'Do You Want Total War?' German Politician in Trouble for Using Phrase

The phrase attributed to Nazi propaganda Minister Joseph Goebbels.

ByABC News
August 4, 2011, 2:56 PM

Aug. 6, 2011— -- Borrowing historically loaded phrases from the Nazi era is a big no-no in Germany. The latest perpetrator is veteran politician Heiner Geissler, who posed the rhetorical question, "Do you want total war?". The term was used by Joseph Goebbels in a famous 1943 speech.

A veteran German politician has got himself into hot water by repeating a phrase attributed to Nazi Propaganda Minister Joseph Goebbels -- "Do you want total war?"

Heiner Geissler, 81, the mediator in a bitter dispute over the reconstruction of the main railway station for the city of Stuttgart, uttered the words last Friday during an arbitration meeting between supporters and opponents of the project.

He said he was trying to emphasize the need for a settlement. But media commentators have heaped criticism on him for using a phrase that sums up the fanaticism of Nazi Germany.
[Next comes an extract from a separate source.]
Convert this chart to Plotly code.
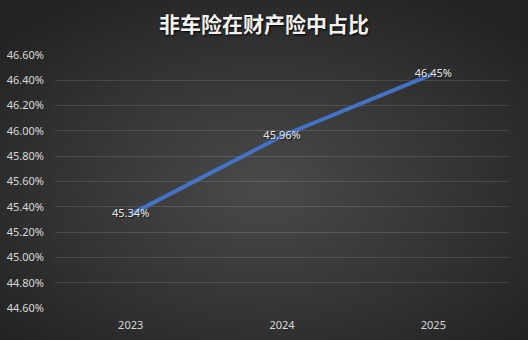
import plotly.graph_objects as go
import urllib.parse

years = ["2023", "2024", "2025"]
share = [0.4534, 0.4596, 0.4645]
labels = ["45.34%", "45.96%", "46.45%"]
title_text = "非车险在财产险中占比"

W, H = 528, 340
ml, mr, mt, mb = 55, 19, 55, 32
pw, ph = W - ml - mr, H - mt - mb

svg = (
    '<svg xmlns="http://www.w3.org/2000/svg" width="528" height="340" viewBox="0 0 528 340">'
    '<defs><radialGradient id="g" cx="50%" cy="55%" r="65%">'
    '<stop offset="0%" stop-color="#4a4a4a"/>'
    '<stop offset="100%" stop-color="#232323"/>'
    '</radialGradient></defs>'
    '<rect width="528" height="340" fill="url(#g)"/></svg>'
)
bg_src = "data:image/svg+xml;charset=utf-8," + urllib.parse.quote(svg)

tick_font = dict(family="Noto Sans, Open Sans", size=11, color="#d9d9d9")

fig = go.Figure()
fig.add_trace(go.Scatter(
    x=years, y=share, mode="lines+text",
    line=dict(color="#4472C4", width=4),
    text=labels, textposition="middle center",
    textfont=dict(family="Noto Sans, Open Sans", size=11, color="#e8e8e8",
                  shadow="1px 1px 1px rgba(0,0,0,0.6)"),
    hoverinfo="skip", showlegend=False, cliponaxis=False,
))

fig.update_layout(
    width=W, height=H,
    margin=dict(l=ml, r=mr, t=mt, b=mb, autoexpand=False),
    paper_bgcolor="#333333",
    plot_bgcolor="rgba(0,0,0,0)",
    title=dict(
        text="<b>" + title_text + "</b>",
        x=0.5, xanchor="center", y=1 - 25 / H, yanchor="middle",
        font=dict(family="Noto Sans CJK SC", size=21, color="#f2f2f2",
                  shadow="1px 1px 2px #000000"),
    ),
    images=[dict(
        source=bg_src, xref="paper", yref="paper",
        x=-ml / pw, y=1 + mt / ph, sizex=W / pw, sizey=H / ph,
        xanchor="left", yanchor="top", sizing="stretch", layer="below",
    )],
    xaxis=dict(
        type="category", range=[-0.5, 2.5], automargin=False,
        showgrid=False, zeroline=False, showline=False,
        ticks="", ticklabelstandoff=9, tickfont=tick_font,
    ),
    yaxis=dict(
        range=[0.446, 0.466], dtick=0.002, tick0=0.446, tickformat=".2%",
        automargin=False,
        showgrid=True, gridcolor="rgba(255,255,255,0.12)", gridwidth=1,
        zeroline=False, showline=False, ticks="",
        ticklabelstandoff=10, tickfont=tick_font,
    ),
)

fig.write_html("out.html")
The controversy shows how sensitive references to the war remain in German politics.

"Even if Geissler is an old man, even if he enjoys being in the limelight -- borrowing phrases from Goebbels isn't acceptable," Frank Wahlig, a correspondent for influential public broadcaster ARD, said in a commentary. "He is of no use any more as a mediator for anything -- he should be enjoying his retirement and long walks. Far away from spotlights and any microphone."

Geissler, a former cabinet minister under Helmut Kohl and general secretary of the conservative Christian Democrat Union party for 12 years until 1989, is notoriously outspoken and has acquired the reputation of a maverick within the conservative party, joining anti-globalization group attac and at times espousing decidedly left-wing views. He has acted as arbitrator in various industrial pay disputes in recent years.

He didn't help matters when he gave a radio interview on Tuesday in which he seemed to deny knowing that Goebbels had made the remark.

Goebbels put the question on Feb. 18, 1943 to an audience of Nazi faithful in Berlin's Sportpalast hall after the German army's defeat at Stalingrad, widely seen as the turning point of the war. It was an attempt to exhort the nation to even greater sacrifices. The answer from the audience was a frenetic "Ja!"

Shrugging Off the Criticism

On Wednesday, Geissler shrugged off the criticism by calling it absurd. "If I'm close to Goebbels, then Playboy is the official publication of the Vatican," Geissler told the Passauer Neue Presse newspaper in an interview published on Wednesday. "Every time one even just mentions something from the Nazi era, some people get nervous and go crazy."

Geissler said he had carefully chosen the sentence to stress the need for a peaceful resolution to the conflict over the Stuttgart 21 project, which has sparked violent demonstrations and even led to one protestor being seriously injured by a water jet from a police water canon.

He added that Goebbels didn't invent the term "total war" and that Winston Churchill had used it before him.

There is a long list of German politicians and celebrities who have got in trouble by using terms coined in the Nazi era. The faux-pas invariably spark outrage even if the phrase was used inadvertently, as was the case with German sports commentator Katrin Müller-Hohenstein during the football World Cup in 2010.

She said a goal scored by German striker Miroslav Klose must have been like an "inner Reichs party rally" for him -- an archaic phrase from the 1930s that was used to convey rapturous joy of the sort experienced by the audience at the famous Nuremberg rallies.

The remark drew widespread criticism and public broadcaster ZDF apologized for it.